Shot mostly on location in Ladakh with a few indoor sequences on matching sets created by MS Sathyu, Anand’s screenplay fleshes out the smallest of characters. He delves into the back stories of the soldiers and their women who are anxiously awaiting their return from the front. Haqeeqat’s influence on JP Dutta’s war-themed blockbuster, Border (1997), is considerable.

The movie is aided by a fine ensemble cast, including Balraj Sahni, Dharmendra, Jayant, Sudhir, Sanjay Khan, Mac Mohan, Bhupinder, Johnny Bakshi, and Rakesh Kumar. The movie also launched Priya Rajvansh, who would be a regular lead actor in all of Anand’s subsequent films.

Although a war movie, Haqeeqat has a noteworthy score by Madan Mohan, including Hoke Majboor Mujhe Usne Bhulaya Hoga, which is sung by the fatigued soldiers, and the hair-raising Kar Chale Hum Fida. Written by Kaifi Azmi and juxtaposed with dramatic orchestration and Mohammed Rafi’s emotion-filled voice, the track beautifully evokes the pathos and destruction caused by war.

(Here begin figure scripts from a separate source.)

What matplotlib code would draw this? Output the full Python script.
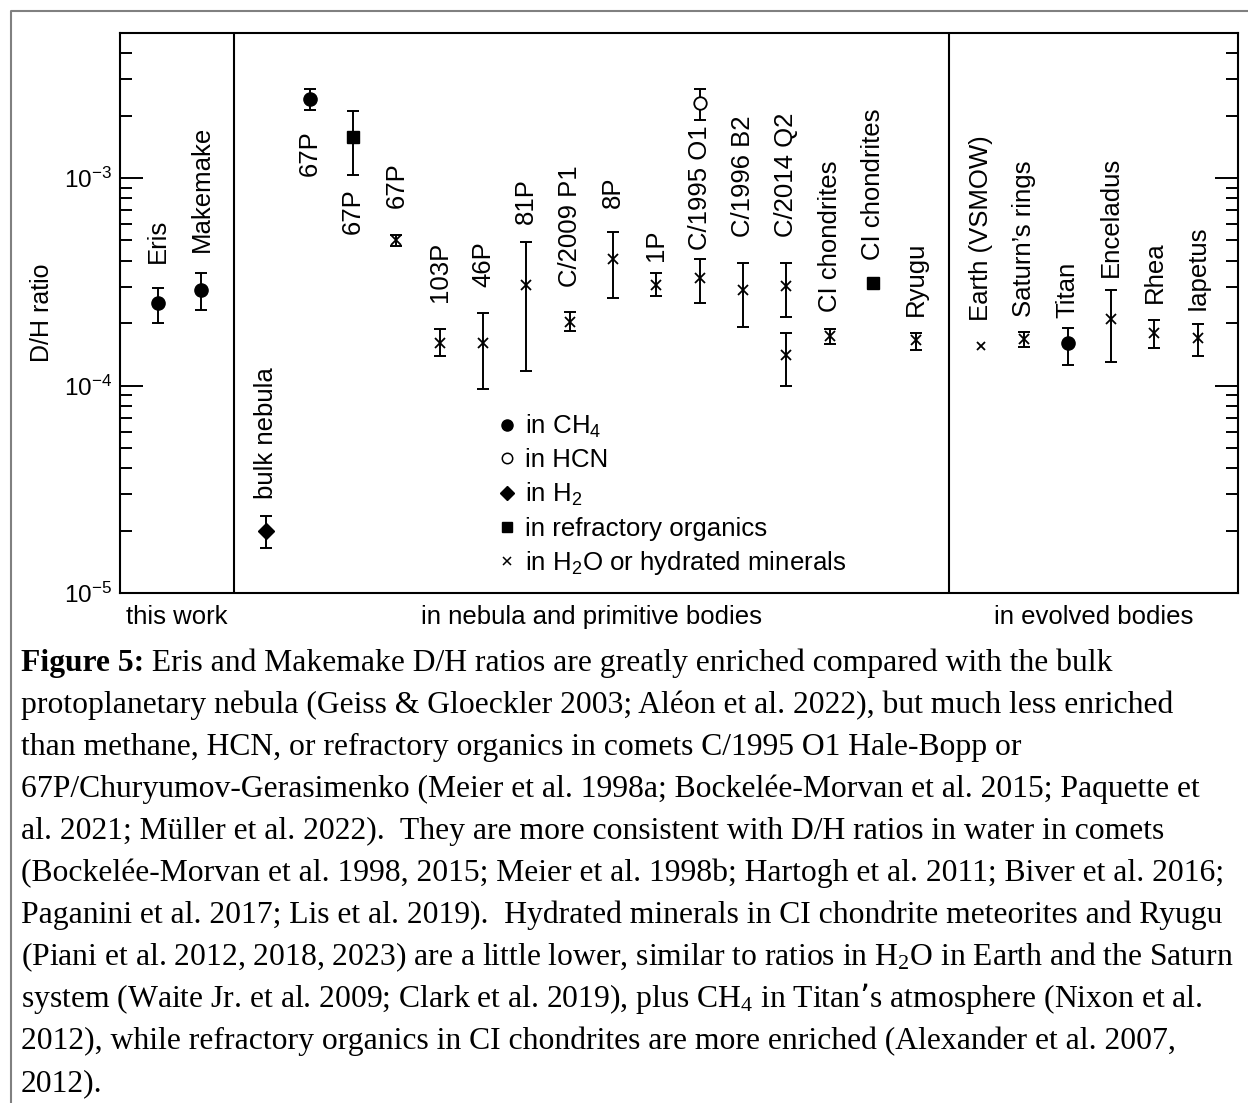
import numpy as np
import matplotlib
matplotlib.use('Agg')
import matplotlib.pyplot as plt
import matplotlib.transforms as mtransforms
from matplotlib.lines import Line2D

plt.rcParams['font.family'] = ['Liberation Sans', 'DejaVu Sans']

# labelled columns, grouped as in the figure
group_names = ['this work', 'in nebula and primitive bodies', 'in evolved bodies']
group_labels = [
    ['Eris', 'Makemake'],
    ['bulk nebula', '67P', '67P', '67P', '103P', '46P', '81P', 'C/2009 P1', '8P',
     '1P', 'C/1995 O1', 'C/1996 B2', 'C/2014 Q2', 'CI chondrites', 'CI chondrites', 'Ryugu'],
    ['Earth (VSMOW)', 'Saturn\u2019s rings', 'Titan', 'Enceladus', 'Rhea', 'Iapetus'],
]

# measurements: column, D/H, error bar low / high (nan = none), carrier
meas_col = [0, 1, 2, 3, 4, 5, 6, 7, 8, 9, 10, 11, 12, 12, 13, 14, 14, 15, 16, 17,
            18, 19, 20, 21, 22, 23]
meas_val = [2.5e-4, 2.9e-4, 2.0e-5, 2.4e-3, 1.57e-3, 5.0e-4, 1.61e-4, 1.61e-4, 3.06e-4, 2.03e-4,
            4.08e-4, 3.06e-4, 2.3e-3, 3.31e-4, 2.9e-4, 3.02e-4, 1.41e-4, 1.74e-4, 3.13e-4, 1.65e-4,
            1.5576e-4, 1.68e-4, 1.6e-4, 2.1e-4, 1.8e-4, 1.7e-4]
meas_lo = [2.0e-4, 2.3e-4, 1.65e-5, 2.12e-3, 1.03e-3, 4.7e-4, 1.38e-4, 9.6e-5, 1.18e-4, 1.84e-4,
           2.65e-4, 2.7e-4, 1.9e-3, 2.5e-4, 1.92e-4, 2.14e-4, 1.0e-4, 1.58e-4, np.nan, 1.49e-4,
           np.nan, 1.53e-4, 1.26e-4, 1.3e-4, 1.52e-4, 1.39e-4]
meas_hi = [2.95e-4, 3.5e-4, 2.35e-5, 2.68e-3, 2.1e-3, 5.3e-4, 1.88e-4, 2.24e-4, 4.92e-4, 2.27e-4,
           5.5e-4, 3.5e-4, 2.7e-3, 4.08e-4, 3.9e-4, 3.9e-4, 1.8e-4, 1.88e-4, np.nan, 1.8e-4,
           np.nan, 1.82e-4, 1.9e-4, 2.9e-4, 2.08e-4, 1.99e-4]
meas_kind = ['CH4', 'CH4', 'H2', 'CH4', 'refr', 'H2O', 'H2O', 'H2O', 'H2O', 'H2O',
             'H2O', 'H2O', 'HCN', 'H2O', 'H2O', 'H2O', 'H2O', 'H2O', 'refr', 'H2O',
             'H2O', 'H2O', 'CH4', 'H2O', 'H2O', 'H2O']

legend_kinds = ['CH4', 'HCN', 'H2', 'refr', 'H2O']
legend_text = [r'in CH$\mathregular{_4}$', 'in HCN', r'in H$\mathregular{_2}$',
               'in refractory organics', r'in H$\mathregular{_2}$O or hydrated minerals']

caption_bold = 'Figure 5:'
caption_lines = [
    ' Eris and Makemake D/H ratios are greatly enriched compared with the bulk',
    'protoplanetary nebula (Geiss & Gloeckler 2003; Al\u00e9on et al. 2022), but much less enriched',
    'than methane, HCN, or refractory organics in comets C/1995 O1 Hale-Bopp or',
    '67P/Churyumov-Gerasimenko (Meier et al. 1998a; Bockel\u00e9e-Morvan et al. 2015; Paquette et',
    'al. 2021; M\u00fcller et al. 2022).  They are more consistent with D/H ratios in water in comets',
    '(Bockel\u00e9e-Morvan et al. 1998, 2015; Meier et al. 1998b; Hartogh et al. 2011; Biver et al. 2016;',
    'Paganini et al. 2017; Lis et al. 2019).  Hydrated minerals in CI chondrite meteorites and Ryugu',
    r'(Piani et al. 2012, 2018, 2023) are a little lower, similar to ratios in H$\mathregular{_2}$O in Earth and the Saturn',
    r'system (Waite Jr. et al. 2009; Clark et al. 2019), plus CH$\mathregular{_4}$ in Titan' + '\u2019s atmosphere (Nixon et al.',
    '2012), while refractory organics in CI chondrites are more enriched (Alexander et al. 2007,',
    '2012).',
]

styles = {
    'CH4': dict(marker='o', ms=9.5, mfc='k', mew=1),
    'HCN': dict(marker='o', ms=9, mfc='white', mew=1.3),
    'H2': dict(marker='D', ms=8, mfc='k', mew=1),
    'refr': dict(marker='s', ms=8.5, mfc='k', mew=1),
    'H2O': dict(marker='x', ms=7, mfc='k', mew=1.3),
}
legend_styles = {
    'CH4': dict(marker='o', ms=8, mfc='k', mew=1),
    'HCN': dict(marker='o', ms=7.5, mfc='white', mew=1.1),
    'H2': dict(marker='D', ms=7, mfc='k', mew=1),
    'refr': dict(marker='s', ms=7, mfc='k', mew=1),
    'H2O': dict(marker='x', ms=6, mfc='k', mew=1.1),
}

W, H = 1248, 1103
fig = plt.figure(figsize=(W / 100, H / 100), dpi=100)
ax = fig.add_axes([120 / W, 1 - 593 / H, 1118 / W, 560 / H])

# column positions with a gap between groups
xpos = []
dividers = []
start = 0.0
for g in group_labels:
    xpos.extend(start + np.arange(len(g)))
    start += len(g) + 0.5
    dividers.append(start - 0.75)
dividers = dividers[:-1]
xpos = np.array(xpos)
labels = [l for g in group_labels for l in g]

val = np.array(meas_val)
lo = np.array(meas_lo)
hi = np.array(meas_hi)
x = xpos[meas_col]

for i in range(len(val)):
    st = styles[meas_kind[i]]
    yerr = None
    if not np.isnan(lo[i]):
        yerr = [[val[i] - lo[i]], [hi[i] - val[i]]]
    ms = st['ms']
    if labels[meas_col[i]].startswith('Earth'):
        ms = 6
    ax.errorbar([x[i]], [val[i]], yerr=yerr, fmt='none', ecolor='k', elinewidth=1.4,
                capsize=4.3, capthick=1.4)
    ax.plot([x[i]], [val[i]], linestyle='none', marker=st['marker'], ms=ms,
            mfc=st['mfc'], mec='k', mew=st['mew'], zorder=3)

# labels next to each column (gap in pixels)
label_pad = [25, 21, 17, 20, 13, 27, 27, 26, 18, 25, 24, 12, 9, 26, 26, 17, 18, 17,
             20, 15, 10, 13, 17, 14]
label_below = [3, 4]
for c, lab in enumerate(labels):
    idx = [i for i in range(len(val)) if meas_col[i] == c and meas_kind[i] != 'HCN']
    if c in label_below:
        i = idx[0]
        y0 = lo[i] if not np.isnan(lo[i]) else val[i]
        ax.annotate(lab, (xpos[c], y0), xytext=(0, -label_pad[c] * 0.72),
                    textcoords='offset points', rotation=90, ha='center', va='top',
                    fontsize=18.5)
    else:
        tops = [hi[i] if not np.isnan(hi[i]) else val[i] for i in idx]
        i = idx[int(np.argmax(tops))]
        extra = 0 if not np.isnan(hi[i]) else 5
        ax.annotate(lab, (xpos[c], max(tops)), xytext=(0, (label_pad[c] + extra) * 0.72),
                    textcoords='offset points', rotation=90, ha='center', va='bottom',
                    fontsize=18.5)

for d in dividers:
    ax.axvline(d, color='k', lw=1.5)

ax.set_yscale('log')
ax.set_ylim(1e-5, 5e-3)
ax.set_xlim(-0.88, 24.93)
ax.set_xticks([])
ax.set_yticks([1e-5, 1e-4, 1e-3])
ax.set_yticklabels([r'$\mathregular{10^{-5}}$', r'$\mathregular{10^{-4}}$',
                    r'$\mathregular{10^{-3}}$'], fontsize=17.5)
ax.tick_params(axis='y', which='both', direction='in', left=True, right=True, width=1.4, pad=6)
ax.tick_params(axis='y', which='major', length=16.5)
ax.tick_params(axis='y', which='minor', length=8.5)
for s in ax.spines.values():
    s.set_linewidth(1.5)
ax.set_ylabel('D/H ratio', fontsize=18)
ax.yaxis.set_label_coords(-0.059, 0.5)

# group names under the axis
bounds = [ax.get_xlim()[0]] + dividers + [ax.get_xlim()[1]]
trans = mtransforms.blended_transform_factory(ax.transData, ax.transAxes)
for k, name in enumerate(group_names):
    ax.text((bounds[k] + bounds[k + 1]) / 2, -0.043, name, transform=trans,
            ha='center', va='center', fontsize=18.5)

handles = [Line2D([], [], linestyle='none', color='k', mec='k', **legend_styles[k])
           for k in legend_kinds]
ax.legend(handles, legend_text, loc='upper left', bbox_to_anchor=(0.337, 0.322),
          frameon=False, fontsize=18.6, handlelength=0.8, handletextpad=0.3,
          labelspacing=0.33, borderpad=0, borderaxespad=0)

# caption
cap_x = 21 / W
cap_size = 22.8
t0 = fig.text(cap_x, 1 - 671 / H, caption_bold, family='Liberation Serif',
              weight='bold', fontsize=cap_size, va='baseline')
ax.annotate(caption_lines[0], xy=(1, 0), xycoords=t0, va='bottom', ha='left',
            family='Liberation Serif', fontsize=cap_size, annotation_clip=False)
for k, line in enumerate(caption_lines[1:]):
    fig.text(cap_x, 1 - (671 + 42 * (k + 1)) / H, line, family='Liberation Serif',
             fontsize=cap_size, va='baseline')

# gray frame (top and left edges visible)
fig.add_artist(Line2D([11 / W, 11 / W, 1], [0, 1 - 11 / H, 1 - 11 / H],
                      color='#808080', lw=1.5, transform=fig.transFigure))

fig.savefig('out.png', dpi=100)
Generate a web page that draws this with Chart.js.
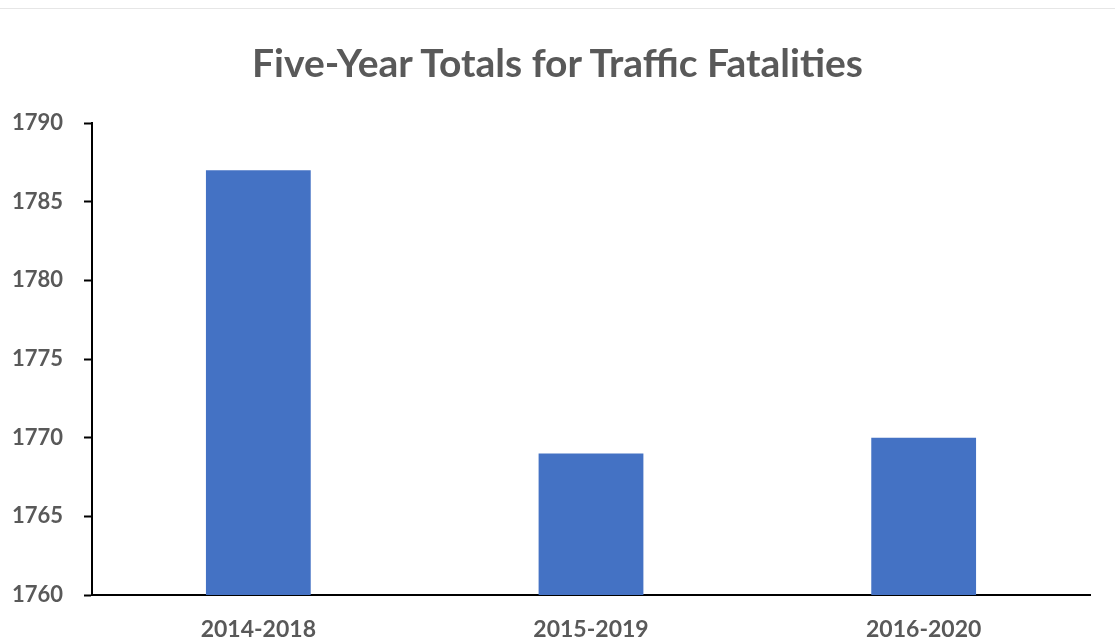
<!DOCTYPE html>
<html>
<head>
<meta charset="utf-8">
<script src="https://cdn.jsdelivr.net/npm/chart.js@4/dist/chart.umd.min.js"></script>
<style>
  html, body { margin: 0; padding: 0; background: #fff; }
  #wrap { position: relative; width: 1115px; height: 642px; }
  #topline { position: absolute; left: 0; right: 0; top: 8px; height: 1px; background: #e6e6e6; }
  #title {
    position: absolute; left: 0; top: 39px; width: 1115px; margin: 0;
    text-align: center; line-height: 46px;
    font: bold 39px Lato, 'Open Sans', sans-serif; color: #595959;
  }
  canvas { display: block; }
</style>
</head>
<body>
<div id="wrap">
  <div id="topline"></div>
  <canvas id="myChart" width="1115" height="642"></canvas>
  <h1 id="title">Five-Year Totals for Traffic Fatalities</h1>
</div>
<script>
const categories = ["2014-2018", "2015-2019", "2016-2020"];
const totals = [1787, 1769, 1770];
const yMin = 1760;
const yMax = 1790;
const yStep = 5;

const textColor = "#595959";
const fontFamily = "Lato, 'Open Sans', sans-serif";

const ctx = document.getElementById('myChart');

const chartData = {
  labels: categories,
  datasets: [
    {
      label: "Five-Year Totals",
      data: totals,
      backgroundColor: "#4472C4",
      borderWidth: 0,
      categoryPercentage: 1,
      barPercentage: 0.315
    }
  ]
};

const config = {
  type: 'bar',
  data: chartData,
  options: {
    responsive: false,
    animation: false,
    devicePixelRatio: 1,
    layout: { padding: { top: 123, right: 25, bottom: 0, left: 0 } },
    plugins: {
      legend: { display: false },
      tooltip: { enabled: false },
      title: { display: false }
    },
    scales: {
      x: {
        grid: { display: false, drawTicks: false },
        border: { color: "#000", width: 2 },
        ticks: {
          color: textColor,
          padding: 21,
          font: { family: fontFamily, size: 23, weight: 'bold' }
        },
        afterFit: (scale) => { scale.height = 47; }
      },
      y: {
        min: yMin,
        max: yMax,
        grid: { drawOnChartArea: false, tickLength: 8, color: "#000", tickWidth: 2 },
        border: { color: "#000", width: 2 },
        ticks: {
          stepSize: yStep,
          color: textColor,
          padding: 21,
          font: { family: fontFamily, size: 22, weight: 'bold' },
          callback: (value) => String(value)
        },
        afterFit: (scale) => { scale.width = 92; }
      }
    }
  }
};

const myChart = new Chart(ctx, config);
</script>
</body>
</html>
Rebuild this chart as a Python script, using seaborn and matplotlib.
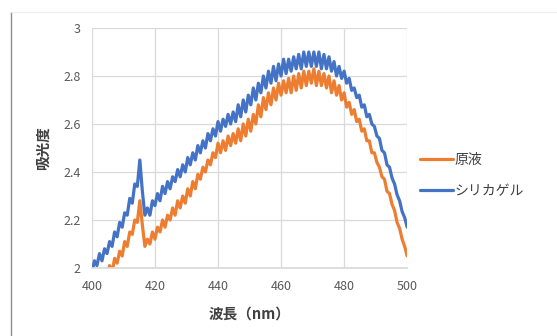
import numpy as np
import pandas as pd
import matplotlib
matplotlib.use("Agg")
import matplotlib.pyplot as plt
from matplotlib.lines import Line2D
import seaborn as sns

sns.set_theme(style="whitegrid")
plt.rcParams['font.family'] = ['Noto Sans CJK JP', 'DejaVu Sans']

# 波長 (nm): 0.8 nm 刻み
wavelength = np.linspace(400, 500, 126)

# 原液
genseki = [
    1.90, 1.95, 1.92, 1.97, 1.94, 1.99, 1.96, 2.01, 1.98, 2.04,
    2.02, 2.07, 2.05, 2.11, 2.09, 2.15, 2.14, 2.20, 2.19, 2.28,
    2.18, 2.09, 2.12, 2.10, 2.15, 2.12, 2.17, 2.15, 2.20, 2.17,
    2.22, 2.20, 2.25, 2.22, 2.28, 2.25, 2.30, 2.27, 2.33, 2.30,
    2.36, 2.33, 2.39, 2.37, 2.42, 2.40, 2.45, 2.43, 2.48, 2.46,
    2.52, 2.48, 2.53, 2.49, 2.55, 2.51, 2.56, 2.52, 2.58, 2.53,
    2.60, 2.55, 2.62, 2.57, 2.64, 2.60, 2.68, 2.63, 2.71, 2.66,
    2.73, 2.68, 2.75, 2.70, 2.77, 2.72, 2.78, 2.73, 2.79, 2.73,
    2.80, 2.74, 2.81, 2.75, 2.82, 2.76, 2.82, 2.77, 2.83, 2.76,
    2.82, 2.76, 2.81, 2.75, 2.80, 2.73, 2.78, 2.72, 2.76, 2.70,
    2.73, 2.67, 2.69, 2.64, 2.66, 2.61, 2.62, 2.57, 2.58, 2.53,
    2.53, 2.48, 2.48, 2.44, 2.42, 2.38, 2.37, 2.32, 2.31, 2.265,
    2.24, 2.19, 2.165, 2.12, 2.09, 2.05,
]

# シリカゲル
silica = [
    1.98, 2.03, 2.01, 2.06, 2.03, 2.08, 2.06, 2.11, 2.09, 2.15,
    2.13, 2.19, 2.17, 2.23, 2.22, 2.29, 2.27, 2.35, 2.34, 2.45,
    2.32, 2.22, 2.25, 2.22, 2.28, 2.26, 2.31, 2.28, 2.34, 2.31,
    2.36, 2.33, 2.38, 2.36, 2.41, 2.38, 2.43, 2.40, 2.46, 2.43,
    2.48, 2.45, 2.51, 2.48, 2.53, 2.50, 2.56, 2.53, 2.58, 2.55,
    2.61, 2.57, 2.62, 2.59, 2.64, 2.60, 2.65, 2.61, 2.68, 2.63,
    2.70, 2.65, 2.72, 2.68, 2.75, 2.70, 2.77, 2.73, 2.80, 2.75,
    2.82, 2.77, 2.84, 2.78, 2.85, 2.80, 2.87, 2.81, 2.87, 2.82,
    2.88, 2.83, 2.89, 2.83, 2.90, 2.84, 2.90, 2.84, 2.90, 2.84,
    2.90, 2.83, 2.89, 2.83, 2.88, 2.82, 2.86, 2.80, 2.84, 2.79,
    2.82, 2.77, 2.79, 2.74, 2.75, 2.71, 2.72, 2.67, 2.68, 2.63,
    2.64, 2.60, 2.59, 2.55, 2.54, 2.49, 2.48, 2.43, 2.42, 2.375,
    2.35, 2.305, 2.28, 2.235, 2.21, 2.17,
]

series_names = ["原液", "シリカゲル"]
series_colors = ["#ED7D31", "#4472C4"]
x_ticks = [400, 420, 440, 460, 480, 500]
y_ticks = [2, 2.2, 2.4, 2.6, 2.8, 3]
y_tick_labels = ["2", "2.2", "2.4", "2.6", "2.8", "3"]

df = pd.DataFrame({
    "波長": np.concatenate([wavelength, wavelength]),
    "吸光度": genseki + silica,
    "系列": [series_names[0]] * len(genseki) + [series_names[1]] * len(silica),
})

fig = plt.figure(figsize=(5.57, 3.36), dpi=100)
ax = fig.add_axes([0.165, 0.2024, 0.566, 0.7143])

sns.lineplot(data=df, x="波長", y="吸光度", hue="系列",
             palette=dict(zip(series_names, series_colors)),
             linewidth=2.3, ax=ax, estimator=None, sort=False)

ax.set_xlim(400, 500)
ax.set_ylim(2, 3)
ax.set_xticks(x_ticks)
ax.set_yticks(y_ticks)
ax.set_yticklabels(y_tick_labels)
ax.grid(True, color="#d9d9d9", linewidth=0.9)
ax.set_facecolor("white")
for s in ax.spines.values():
    s.set_visible(False)
ax.spines["bottom"].set_visible(True)
ax.spines["bottom"].set_color("#d9d9d9")
ax.tick_params(axis="both", length=0, labelsize=9, labelcolor="#595959")
ax.tick_params(axis="x", pad=9)
ax.tick_params(axis="y", pad=8)

ax.set_xlabel("波長（nm）", fontsize=10.5, fontweight="bold", color="#404040", labelpad=9)
ax.set_ylabel("吸光度", fontsize=10.5, fontweight="bold", color="#404040", labelpad=9)

leg = ax.legend(loc="center left", bbox_to_anchor=(1.0, 0.385), frameon=False,
                fontsize=10, handlelength=2.4, handletextpad=0.1, labelspacing=1.2)
for t in leg.get_texts():
    t.set_color("#404040")

# 枠線
fig.add_artist(Line2D([0.02, 0.02], [0.0, 0.963], color="#8c8c8c", linewidth=1.0))
fig.add_artist(Line2D([0.02, 1.0], [0.963, 0.963], color="#eeeeee", linewidth=0.8))

fig.savefig("out.png", dpi=100, facecolor="white")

Anand revisited the war genre in Hindustan Ki Kasam in 1973 with far less impact, which proves that a masterpiece like Haqeeqat occurs once in a lifetime.

Heer Ranjha (1970)

Anand’s first film in colour is among his best-known works, but its real star is Kaifi Azmi. Apart from the song lyrics, the poet also wrote the dialogue, which is entirely in verse.

Still, there is enough of the Chetan Anand touch in his inspired version of the tragic romance between Heer and Ranjha. For instance, Anand avoids using the colour yellow entirely until the scene that marks the beginning of a spring festival. The screen is filled with women dressed in yellow to dazzling effect. Anand had worked out the movie’s colour palette a year before he began filming.

Raaj Kumar’s mannered performance and dialogue delivery do not work, while Priya Rajvansh is as stiff as ever, but the ensemble cast makes up for their inadequacies. Madan Mohan’s music is a definite asset.